Exercise description: Output the material below unchanged, apart from leaving out the pictures.

Supplied material:
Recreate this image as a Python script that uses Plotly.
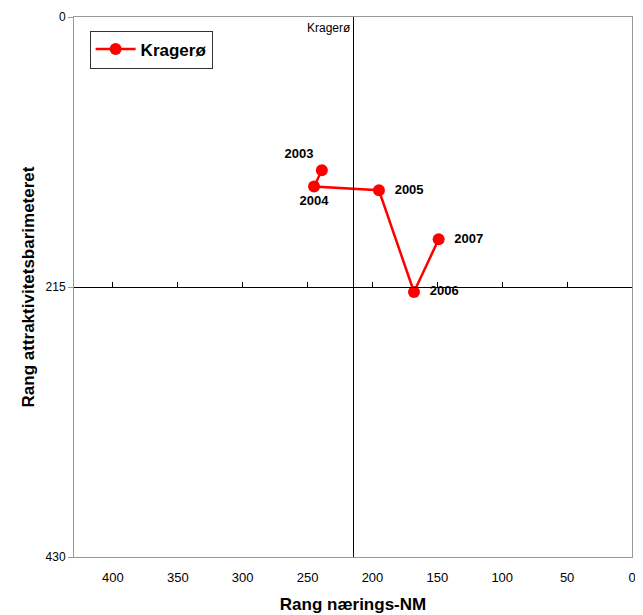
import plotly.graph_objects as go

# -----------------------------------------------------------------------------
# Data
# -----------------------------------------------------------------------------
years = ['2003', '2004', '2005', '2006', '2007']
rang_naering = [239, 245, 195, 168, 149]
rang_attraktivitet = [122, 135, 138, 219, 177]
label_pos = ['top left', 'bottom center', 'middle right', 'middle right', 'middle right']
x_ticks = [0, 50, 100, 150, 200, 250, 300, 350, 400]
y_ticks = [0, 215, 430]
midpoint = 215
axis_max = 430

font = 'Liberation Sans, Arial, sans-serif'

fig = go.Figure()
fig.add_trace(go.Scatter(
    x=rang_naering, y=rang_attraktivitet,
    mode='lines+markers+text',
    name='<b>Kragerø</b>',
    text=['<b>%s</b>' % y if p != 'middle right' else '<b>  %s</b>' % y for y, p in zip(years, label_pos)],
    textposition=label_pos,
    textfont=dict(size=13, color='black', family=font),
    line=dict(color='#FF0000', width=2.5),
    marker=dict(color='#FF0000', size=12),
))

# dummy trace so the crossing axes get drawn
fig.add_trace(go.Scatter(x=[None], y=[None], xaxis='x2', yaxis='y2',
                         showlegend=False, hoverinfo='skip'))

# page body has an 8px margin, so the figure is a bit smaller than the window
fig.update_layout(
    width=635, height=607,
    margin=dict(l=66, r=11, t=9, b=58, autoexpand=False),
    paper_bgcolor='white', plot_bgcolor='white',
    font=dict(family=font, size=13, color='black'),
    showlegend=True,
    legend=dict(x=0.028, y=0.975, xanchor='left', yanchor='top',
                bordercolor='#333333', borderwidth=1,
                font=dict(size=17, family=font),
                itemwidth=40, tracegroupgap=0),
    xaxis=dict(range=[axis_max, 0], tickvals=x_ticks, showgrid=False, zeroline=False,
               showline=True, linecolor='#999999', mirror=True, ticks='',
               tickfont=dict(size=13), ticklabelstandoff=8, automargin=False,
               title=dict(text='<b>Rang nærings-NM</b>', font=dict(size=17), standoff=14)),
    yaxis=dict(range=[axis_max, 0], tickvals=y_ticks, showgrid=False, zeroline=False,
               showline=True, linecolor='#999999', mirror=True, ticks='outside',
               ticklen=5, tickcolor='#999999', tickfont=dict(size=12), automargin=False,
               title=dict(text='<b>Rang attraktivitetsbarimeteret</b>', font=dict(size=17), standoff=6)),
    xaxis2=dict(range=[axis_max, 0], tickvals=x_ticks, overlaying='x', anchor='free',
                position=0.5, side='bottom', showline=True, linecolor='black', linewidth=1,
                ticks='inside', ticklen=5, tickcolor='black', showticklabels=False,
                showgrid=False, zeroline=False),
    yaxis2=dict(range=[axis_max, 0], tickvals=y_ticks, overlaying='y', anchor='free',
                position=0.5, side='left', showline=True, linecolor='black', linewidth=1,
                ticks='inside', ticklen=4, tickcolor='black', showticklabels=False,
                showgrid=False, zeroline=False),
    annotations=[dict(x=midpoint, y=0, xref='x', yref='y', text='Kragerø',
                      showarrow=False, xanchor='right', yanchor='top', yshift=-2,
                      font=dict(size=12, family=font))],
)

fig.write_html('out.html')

Final answer:
Recreate this image as a Python script that uses Plotly.
import plotly.graph_objects as go

# -----------------------------------------------------------------------------
# Data
# -----------------------------------------------------------------------------
years = ['2003', '2004', '2005', '2006', '2007']
rang_naering = [239, 245, 195, 168, 149]
rang_attraktivitet = [122, 135, 138, 219, 177]
label_pos = ['top left', 'bottom center', 'middle right', 'middle right', 'middle right']
x_ticks = [0, 50, 100, 150, 200, 250, 300, 350, 400]
y_ticks = [0, 215, 430]
midpoint = 215
axis_max = 430

font = 'Liberation Sans, Arial, sans-serif'

fig = go.Figure()
fig.add_trace(go.Scatter(
    x=rang_naering, y=rang_attraktivitet,
    mode='lines+markers+text',
    name='<b>Kragerø</b>',
    text=['<b>%s</b>' % y if p != 'middle right' else '<b>  %s</b>' % y for y, p in zip(years, label_pos)],
    textposition=label_pos,
    textfont=dict(size=13, color='black', family=font),
    line=dict(color='#FF0000', width=2.5),
    marker=dict(color='#FF0000', size=12),
))

# dummy trace so the crossing axes get drawn
fig.add_trace(go.Scatter(x=[None], y=[None], xaxis='x2', yaxis='y2',
                         showlegend=False, hoverinfo='skip'))

# page body has an 8px margin, so the figure is a bit smaller than the window
fig.update_layout(
    width=635, height=607,
    margin=dict(l=66, r=11, t=9, b=58, autoexpand=False),
    paper_bgcolor='white', plot_bgcolor='white',
    font=dict(family=font, size=13, color='black'),
    showlegend=True,
    legend=dict(x=0.028, y=0.975, xanchor='left', yanchor='top',
                bordercolor='#333333', borderwidth=1,
                font=dict(size=17, family=font),
                itemwidth=40, tracegroupgap=0),
    xaxis=dict(range=[axis_max, 0], tickvals=x_ticks, showgrid=False, zeroline=False,
               showline=True, linecolor='#999999', mirror=True, ticks='',
               tickfont=dict(size=13), ticklabelstandoff=8, automargin=False,
               title=dict(text='<b>Rang nærings-NM</b>', font=dict(size=17), standoff=14)),
    yaxis=dict(range=[axis_max, 0], tickvals=y_ticks, showgrid=False, zeroline=False,
               showline=True, linecolor='#999999', mirror=True, ticks='outside',
               ticklen=5, tickcolor='#999999', tickfont=dict(size=12), automargin=False,
               title=dict(text='<b>Rang attraktivitetsbarimeteret</b>', font=dict(size=17), standoff=6)),
    xaxis2=dict(range=[axis_max, 0], tickvals=x_ticks, overlaying='x', anchor='free',
                position=0.5, side='bottom', showline=True, linecolor='black', linewidth=1,
                ticks='inside', ticklen=5, tickcolor='black', showticklabels=False,
                showgrid=False, zeroline=False),
    yaxis2=dict(range=[axis_max, 0], tickvals=y_ticks, overlaying='y', anchor='free',
                position=0.5, side='left', showline=True, linecolor='black', linewidth=1,
                ticks='inside', ticklen=4, tickcolor='black', showticklabels=False,
                showgrid=False, zeroline=False),
    annotations=[dict(x=midpoint, y=0, xref='x', yref='y', text='Kragerø',
                      showarrow=False, xanchor='right', yanchor='top', yshift=-2,
                      font=dict(size=12, family=font))],
)

fig.write_html('out.html')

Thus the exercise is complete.